Packaging company Pact Group is mulling over selling a sizeable minority share of its privately held stock, according to media reports.
The Australia-based firm, which produces bottles, PET containers, trays, tubes and closures, has appointed Deutsche Bank to assess a raft of options, including the sale of a hefty stake likely to attract some major interest, said Reuters.
Citing people familiar with the matter, the news agency said the Pact owner Raphael Geminder, was considering off-loading a 20-30% share in the company that was forecast to catch the attention of private equity and rival international firms.
An overseas buyer is seen as desirable to expand Pact’s access into foreign markets.
Billion dollar turnover
Pact has an annual turnover reaching A$1.2bn (US$1.18bn, €942m) and manufactures packaging for the food, beverage, dairy, bakery and meat sectors.
Geminder, who has a controlling stake in the firm, is the son-in-law of the late Richard Pratt, owner of Visy Industries, who amassed a A$5.5bn prior to his death in 2008.
Both Pact and Deutsche Bank declined to comment on the matter.
In 2010, there were rumours the Pact Company was considering an initial public offering (IPO) as part of a rumoured strategy to expand aggressively both at home and abroad. However, the floatation never took place.
Proposed Viscount Plastics takeover
Last month, Australian competition authorities gave Pact the go-ahead to buyout Viscount Plastics Pty Ltd.
Viscount manufactures and supplies PET containers in Western Australia.
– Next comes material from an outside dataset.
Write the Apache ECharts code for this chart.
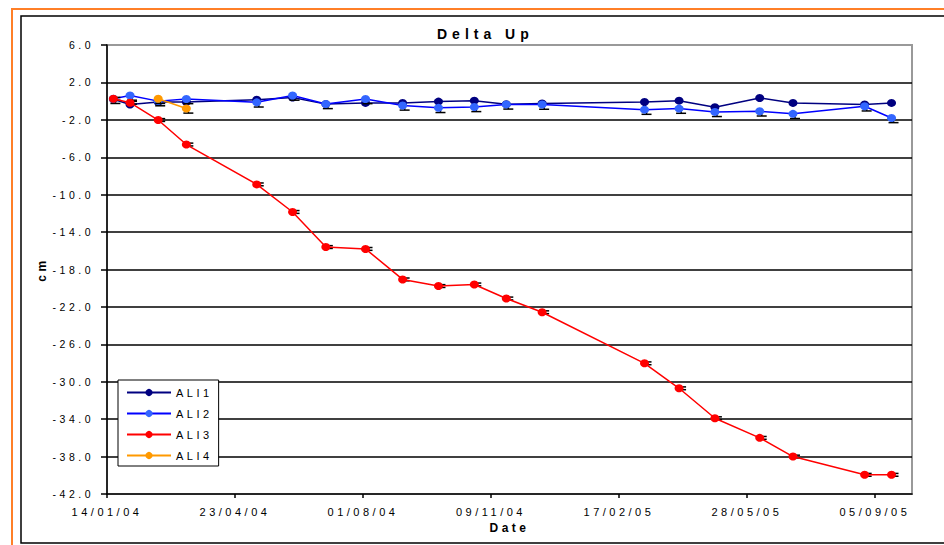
<!DOCTYPE html>
<html>
<head>
<meta charset="utf-8">
<script src="https://cdn.jsdelivr.net/npm/echarts@6/dist/echarts.min.js"></script>
<style>
  html, body { margin: 0; padding: 0; background: #fff; }
  #chart { width: 944px; height: 545px; }
  #chart text { letter-spacing: 3.5px; }
</style>
</head>
<body>
<div id="chart"></div>
<script>
// ---- data ----
const dates = ["2004-01-19","2004-02-01","2004-02-23","2004-03-16","2004-05-10","2004-06-07","2004-07-03","2004-08-03","2004-09-01","2004-09-29","2004-10-27","2004-11-21","2004-12-19","2005-03-09","2005-04-05","2005-05-03","2005-06-07","2005-07-03","2005-08-28","2005-09-18"];
const ali1 = [0.2, -0.37, -0.1, -0.09, 0.16, 0.38, -0.32, -0.19, -0.19, -0.05, 0.05, -0.34, -0.25, -0.09, 0.05, -0.66, 0.34, -0.19, -0.37, -0.19];
const ali2 = [0.25, 0.6, 0.0, 0.23, -0.13, 0.6, -0.3, 0.23, -0.46, -0.72, -0.62, -0.35, -0.37, -0.91, -0.8, -1.15, -1.09, -1.36, -0.55, -1.8];
const ali3 = [0.25, -0.17, -2.02, -4.64, -8.9, -11.85, -15.6, -15.8, -19.06, -19.77, -19.6, -21.1, -22.57, -28.03, -30.7, -33.9, -36.0, -38.0, -39.95, -39.95];
const ali4 = [null, null, 0.25, -0.78, null, null, null, null, null, null, null, null, null, null, null, null, null, null, null, null];
const seriesNames = ["ALI1", "ALI2", "ALI3", "ALI4"];
// error bar half-ranges (cm) read from the small black caps
const errPlus  = [0, 0, 0.15, 0];
const errMinus = [0, 0.5, 0.15, 0.5];
const xTickLabels = ["14/01/04", "23/04/04", "01/08/04", "09/11/04", "17/02/05", "28/05/05", "05/09/05"];
const yMin = -42, yMax = 6, yStep = 4;
const xStartDate = "2004-01-14", xStepDays = 100, xMaxDays = 629;

// ---- helpers ----
const START = Date.parse(xStartDate + "T00:00:00Z");
const dayOf = s => Math.round((Date.parse(s + "T00:00:00Z") - START) / 86400000);
const toPairs = vals => dates.map((d, i) => [dayOf(d), vals[i]]).filter(p => p[1] !== null);

const FONT = 'Arial, "Liberation Sans", sans-serif';
const colors = {
  ALI1: { line: "#000080", mark: "#000080" },
  ALI2: { line: "#0000ff", mark: "#3366ff" },
  ALI3: { line: "#ff0000", mark: "#ff0000" },
  ALI4: { line: "#ff9900", mark: "#ff9900" }
};
const allVals = [ali1, ali2, ali3, ali4];
const xTickValues = xTickLabels.map((_, i) => i * xStepDays);

const lineSeries = seriesNames.map((name, k) => ({
  name: name,
  type: "line",
  data: toPairs(allVals[k]),
  symbol: "circle",
  symbolSize: [9, 8],
  showAllSymbol: true,
  z: 3 + 2 * k,
  lineStyle: { color: colors[name].line, width: 1.5 },
  itemStyle: { color: colors[name].mark, borderWidth: 0 },
  emphasis: { disabled: true }
}));

const errSeries = seriesNames.map((name, k) => ({
  name: name + " err",
  type: "custom",
  z: 2 + 2 * k,
  silent: true,
  data: toPairs(allVals[k]).map(p => [p[0], p[1], p[1] + errPlus[k], p[1] - errMinus[k]]),
  renderItem: (params, api) => {
    if (errPlus[k] === 0 && errMinus[k] === 0) return null;
    const top = api.coord([api.value(0), api.value(2)]);
    const bot = api.coord([api.value(0), api.value(3)]);
    const off = 2;
    const st = { stroke: "#000", lineWidth: 1.5 };
    const kids = [{ type: "line", shape: { x1: top[0] + off, y1: top[1], x2: bot[0] + off, y2: bot[1] }, style: st }];
    if (errPlus[k] > 0) kids.push({ type: "line", shape: { x1: top[0] + off - 5, y1: top[1], x2: top[0] + off + 5, y2: top[1] }, style: st });
    if (errMinus[k] > 0) kids.push({ type: "line", shape: { x1: bot[0] + off - 5, y1: bot[1], x2: bot[0] + off + 5, y2: bot[1] }, style: st });
    return { type: "group", children: kids };
  }
}));

const chart = echarts.init(document.getElementById("chart"), null, { renderer: "svg" });
chart.setOption({
  animation: false,
  backgroundColor: "#fff",
  textStyle: { fontFamily: FONT },
  title: {
    text: "Delta Up",
    left: 437, top: 27, padding: 0,
    textStyle: { fontFamily: FONT, fontSize: 14, fontWeight: "bold", color: "#000" }
  },
  graphic: [
    { type: "rect", shape: { x: 12, y: 9, width: 980, height: 580 }, style: { fill: "none", stroke: "#ff7f27", lineWidth: 2 }, silent: true, z: 0 },
    { type: "rect", shape: { x: 21, y: 16, width: 960, height: 527 }, style: { fill: "none", stroke: "#000", lineWidth: 1.5 }, silent: true, z: 0 }
  ],
  grid: {
    left: 107, right: 32, top: 45, bottom: 51,
    show: true, borderColor: "#999", borderWidth: 2, backgroundColor: "#fff"
  },
  legend: {
    orient: "vertical", left: 118, top: 380,
    padding: [6, 20, 4, 8], itemGap: 8, itemWidth: 44, itemHeight: 9,
    backgroundColor: "#fff", borderColor: "#000", borderWidth: 1, borderRadius: 0,
    textStyle: { fontFamily: FONT, fontSize: 11, color: "#000", lineHeight: 13 },
    data: seriesNames
  },
  xAxis: {
    type: "value", min: 0, max: xMaxDays, interval: xStepDays,
    name: "Date", nameLocation: "middle", nameGap: 27,
    nameTextStyle: { fontFamily: FONT, fontSize: 12, fontWeight: "bold", color: "#000" },
    axisLine: { show: true, onZero: false, lineStyle: { color: "#000", width: 1.5 } },
    axisTick: { show: true, length: 4, customValues: xTickValues, lineStyle: { color: "#000", width: 1.5 } },
    axisLabel: {
      margin: 12, fontSize: 11, color: "#000", fontFamily: FONT, showMaxLabel: false,
      formatter: v => (v % xStepDays === 0 && v / xStepDays < xTickLabels.length) ? xTickLabels[v / xStepDays] : ""
    },
    splitLine: { show: false }
  },
  yAxis: {
    type: "value", min: yMin, max: yMax, interval: yStep,
    name: "cm", nameLocation: "middle", nameGap: 59, nameRotate: 90,
    nameTextStyle: { fontFamily: FONT, fontSize: 12, fontWeight: "bold", color: "#000" },
    axisLine: { show: true, onZero: false, lineStyle: { color: "#000", width: 1.5 } },
    axisTick: { show: true, length: 6, lineStyle: { color: "#000", width: 1.5 } },
    axisLabel: { margin: 13, fontSize: 10.5, color: "#000", fontFamily: FONT, formatter: v => v.toFixed(1) },
    splitLine: { show: true, showMinLine: false, showMaxLine: false, lineStyle: { color: "#000", width: 1.5 } }
  },
  series: errSeries.concat(lineSeries)
});

function spaceTitle() {
  document.querySelectorAll("#chart text").forEach(t => {
    const s = (t.textContent || "").replace(/\s/g, "");
    if (s === "DeltaUp") t.style.letterSpacing = "5px";
  });
}
spaceTitle();
chart.on("finished", spaceTitle);
</script>
</body>
</html>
But its main operations focus on plastic pails, plastic building cartridges and materials handling products.
Officials in New Zealand earlier this month approved the takeover of Viscount pail business by Pact – as long as the Australian firm off-loaded its own pail-making unit in the country.
Pact supplies plastic pails and many other plastic products in New Zealand through its subsidiaries: VIP Packaging (NZ) Limited, Alto Packaging Limited and Tecpak Industries Limited.